From 1.0 the public method for getting the corresponding numpy structured array
or masked array version of a table is the Table
method
as_array()
. This dynamically generates the requested
object, making a copy of the table data. Be aware that the _data
property
calls as_array()
, so accessing _data
will
effectively double the memory usage of the table.
An alternative is to use array
to do the conversion, e.g. for an
astropy Table
object named dat
use np_dat = np.array(dat)
. Be aware that
for a masked table this operation always returns a pure ndarray
with data corresponding to the unmasked values.
High-level operations¶
In version 1.0 the operations described in Table operations rely on
as_array()
to create numpy structured arrays which
are used in the actual array manipulations. This creates temporary copies of
the tables.
Performance regressions¶
From version 1.0 most common operations run at the same speed or are faster
(sometimes significantly faster). The only operations which are noticeably
slower are adding a row in a masked table (~2 times slower) and setting a
column like dat['a'][:] = 10
in a masked table (~6 times slower).
Benefits¶
The key benefits of the version 1.0 change are as follows:
Allows for much faster addition or removal of columns. A common idiom is creating a table and then adding columns:
>>> from astropy.table import Table >>> import numpy as np >>> t = Table() >>> t['a'] = np.arange(100) >>> t['b'] = np.random.uniform(size=100) >>> t['c'] = t['a'] + t['b']
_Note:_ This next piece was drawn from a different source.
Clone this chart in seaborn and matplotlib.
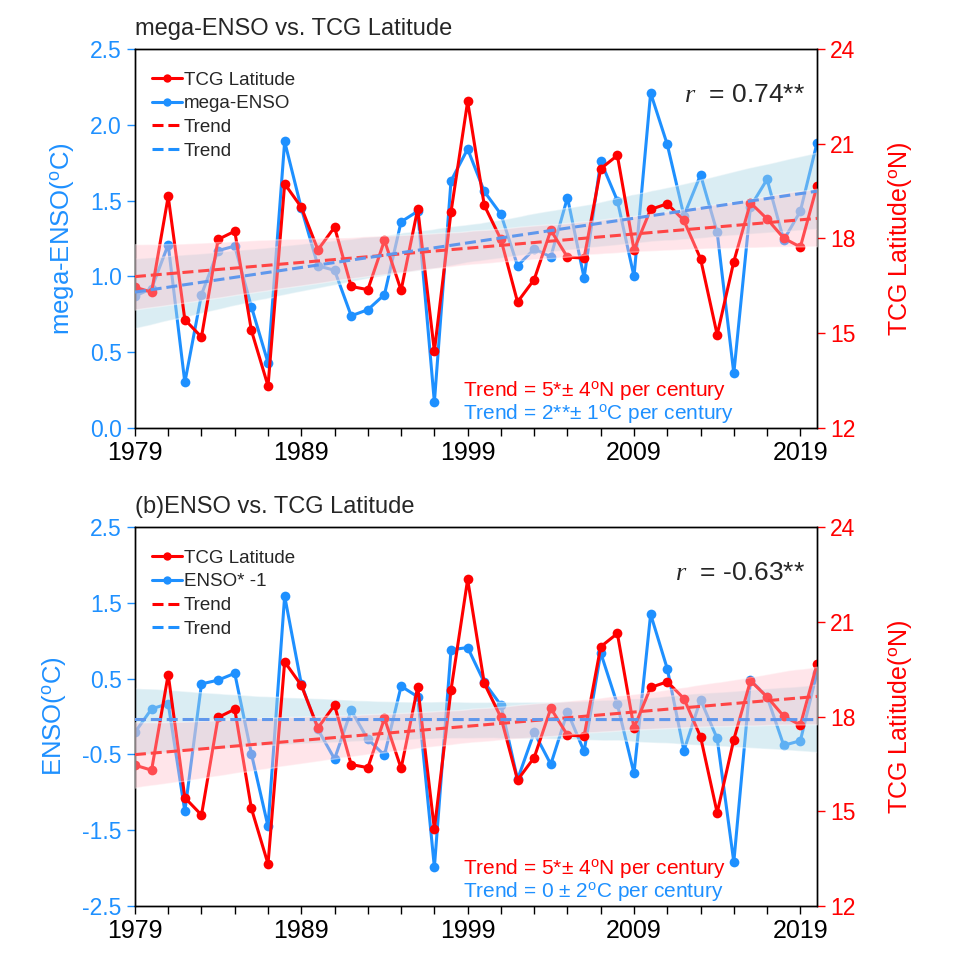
import matplotlib
matplotlib.use("Agg")
import pandas as pd
import seaborn as sns
from matplotlib import pyplot as plt
from matplotlib.lines import Line2D

years = list(range(1979, 2021))
tcg_lat = [16.46, 16.30, 19.33, 15.43, 14.88, 17.97, 18.23, 15.09, 13.33, 19.73,
           18.99, 17.64, 18.36, 16.48, 16.38, 17.94, 16.36, 18.94, 14.43, 18.84,
           22.34, 19.05, 17.97, 15.99, 16.70, 18.26, 17.41, 17.38, 20.21, 20.63,
           17.64, 18.92, 19.10, 18.57, 17.36, 14.95, 17.27, 19.13, 18.62, 18.01,
           17.73, 19.66]
mega_enso = [0.87, 0.92, 1.21, 0.30, 0.88, 1.17, 1.20, 0.80, 0.43, 1.89,
             1.45, 1.07, 1.04, 0.74, 0.78, 0.88, 1.36, 1.43, 0.17, 1.63,
             1.84, 1.56, 1.41, 1.07, 1.18, 1.13, 1.52, 0.99, 1.76, 1.50,
             1.00, 2.21, 1.87, 1.40, 1.67, 1.29, 0.36, 1.46, 1.64, 1.24,
             1.43, 1.88]
enso_neg = [-0.21, 0.10, 0.17, -1.25, 0.43, 0.48, 0.57, -0.49, -1.45, 1.59,
            0.43, -0.17, -0.56, 0.08, -0.30, -0.51, 0.40, 0.26, -1.99, 0.88,
            0.91, 0.45, 0.15, -0.83, -0.21, -0.63, 0.06, -0.46, 0.84, 0.16,
            -0.75, 1.35, 0.63, -0.45, 0.22, -0.29, -1.92, 0.48, 0.26, -0.38,
            -0.32, 0.58]

BLUE = "#1E90FF"
RED = "#FF0000"
DASH = (0, (3.6, 1.6))

sns.set_style("ticks")
plt.rcParams["font.family"] = ["Liberation Sans", "DejaVu Sans"]
plt.rcParams["mathtext.fontset"] = "custom"
plt.rcParams["mathtext.rm"] = "Liberation Sans"
plt.rcParams["mathtext.it"] = "Liberation Serif:italic"

DEG = r"$^{\mathrm{o}}$"


def draw_panel(fig, rect, blue, title, blue_label, ylabel, yticks, r_text, blue_trend):
    df = pd.DataFrame({"year": years, "tcg": tcg_lat, "blue": blue})
    ax = fig.add_axes(rect)

    # left axis: ENSO series + confidence band of its trend
    sns.lineplot(data=df, x="year", y="blue", ax=ax, color=BLUE, marker="o",
                 markersize=7, markeredgewidth=0, linewidth=2.2)
    sns.regplot(data=df, x="year", y="blue", ax=ax, scatter=False, ci=95, seed=0,
                color=BLUE)
    ax.lines[-1].remove()
    band = ax.collections[-1]
    band.set_facecolor("lightblue")
    band.set_alpha(0.45)
    band.set_zorder(3)

    # right axis: TCG latitude + trend
    ax2 = ax.twinx()
    sns.lineplot(data=df, x="year", y="tcg", ax=ax2, color=RED, marker="o",
                 markersize=7, markeredgewidth=0, linewidth=2.2)
    sns.regplot(data=df, x="year", y="tcg", ax=ax2, scatter=False, ci=95, seed=0,
                color="#FF4545", line_kws=dict(ls=DASH, lw=2.2, zorder=4))
    band = ax2.collections[-1]
    band.set_facecolor("pink")
    band.set_alpha(0.4)
    band.set_zorder(3)

    # overlay sharing the left scale, so the blue trend line sits on top
    ax3 = fig.add_axes(rect, sharex=ax, sharey=ax)
    ax3.patch.set_visible(False)
    sns.regplot(data=df, x="year", y="blue", ax=ax3, scatter=False, ci=None,
                color="#5F97EC", line_kws=dict(ls=DASH, lw=2.2))
    ax3.axis("off")

    ax.set_xlim(1979, 2020)
    ax.set_ylim(yticks[0], yticks[-1])
    ax2.set_ylim(12, 24)
    ax.set_xticks(range(1979, 2021, 2))
    ax.set_xticklabels([str(y) if (y - 1979) % 10 == 0 else "" for y in range(1979, 2021, 2)])
    ax.set_yticks(yticks)
    ax.set_yticklabels([f"{v:.1f}" for v in yticks])
    ax2.set_yticks([12, 15, 18, 21, 24])

    ax.tick_params(axis="x", labelsize=18, length=6, width=1, colors="black")
    ax.tick_params(axis="y", labelsize=16.5, length=6, width=1, colors=BLUE)
    ax2.tick_params(axis="y", labelsize=16.5, length=6, width=1, colors=RED)
    for a in (ax, ax2):
        for s in a.spines.values():
            s.set_color("black")
            s.set_linewidth(1.0)

    ax.set_xlabel("")
    ax.set_ylabel(ylabel, color=BLUE, fontsize=18.5, labelpad=10)
    ax2.set_ylabel("TCG Latitude(" + DEG + "N)", color=RED, fontsize=18, labelpad=22)
    ax.set_title(title, loc="left", fontsize=17, pad=10)

    handles = [
        Line2D([], [], color=RED, marker="o", ms=6, mew=0, lw=2.2),
        Line2D([], [], color=BLUE, marker="o", ms=6, mew=0, lw=2.2),
        Line2D([], [], color=RED, ls=DASH, lw=2.2),
        Line2D([], [], color=BLUE, ls=DASH, lw=2.2),
    ]
    labels = ["TCG Latitude", blue_label, "Trend", "Trend"]
    ax3.legend(handles, labels, loc="upper left", bbox_to_anchor=(0.0, 0.985),
               frameon=False, fontsize=13.5, handlelength=1.6, handletextpad=0.1,
               labelspacing=0.35)

    ax3.text(0.982, 0.879, r_text, transform=ax3.transAxes, ha="right",
             va="center", fontsize=19)
    ax3.text(0.481, 0.098, "Trend = 5*\u00b1 4" + DEG + "N per century",
             transform=ax3.transAxes, ha="left", va="center", fontsize=15, color=RED)
    ax3.text(0.481, 0.037, blue_trend, transform=ax3.transAxes, ha="left",
             va="center", fontsize=15, color=BLUE)


fig = plt.figure(figsize=(9.57, 9.57), dpi=100)

draw_panel(fig, [0.141, 0.5528, 0.7127, 0.396], mega_enso,
           "mega-ENSO vs. TCG Latitude", "mega-ENSO",
           "mega-ENSO(" + DEG + "C)", [0.0, 0.5, 1.0, 1.5, 2.0, 2.5],
           r"$r$  = 0.74**", "Trend = 2**\u00b1 1" + DEG + "C per century")
draw_panel(fig, [0.141, 0.0533, 0.7127, 0.396], enso_neg,
           "(b)ENSO vs. TCG Latitude", "ENSO* -1",
           "ENSO(" + DEG + "C)", [-2.5, -1.5, -0.5, 0.5, 1.5, 2.5],
           r"$r$  = -0.63**", "Trend = 0 \u00b1 2" + DEG + "C per century")

fig.savefig("out.png", dpi=100)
Prior to 1.0 this idiom was extremely inefficient because the underlying structured array was being entirely regenerated with each column addition. From 1.0 forward this is fast and a good way to write code.
Provides the infrastructure to allow for Tables to easily hold column types beyond just
Column
andMaskedColumn
. This includesQuantity
,Time
, andSkyCoord
objects. Other ideas like nestedTable
objects are also possible.Generally faster because of improved implementation in key areas. Column-based access is faster because the column data are held in contiguous memory instead of being strided within the numpy structure array.
Reduces code complexity in a number of core table routines.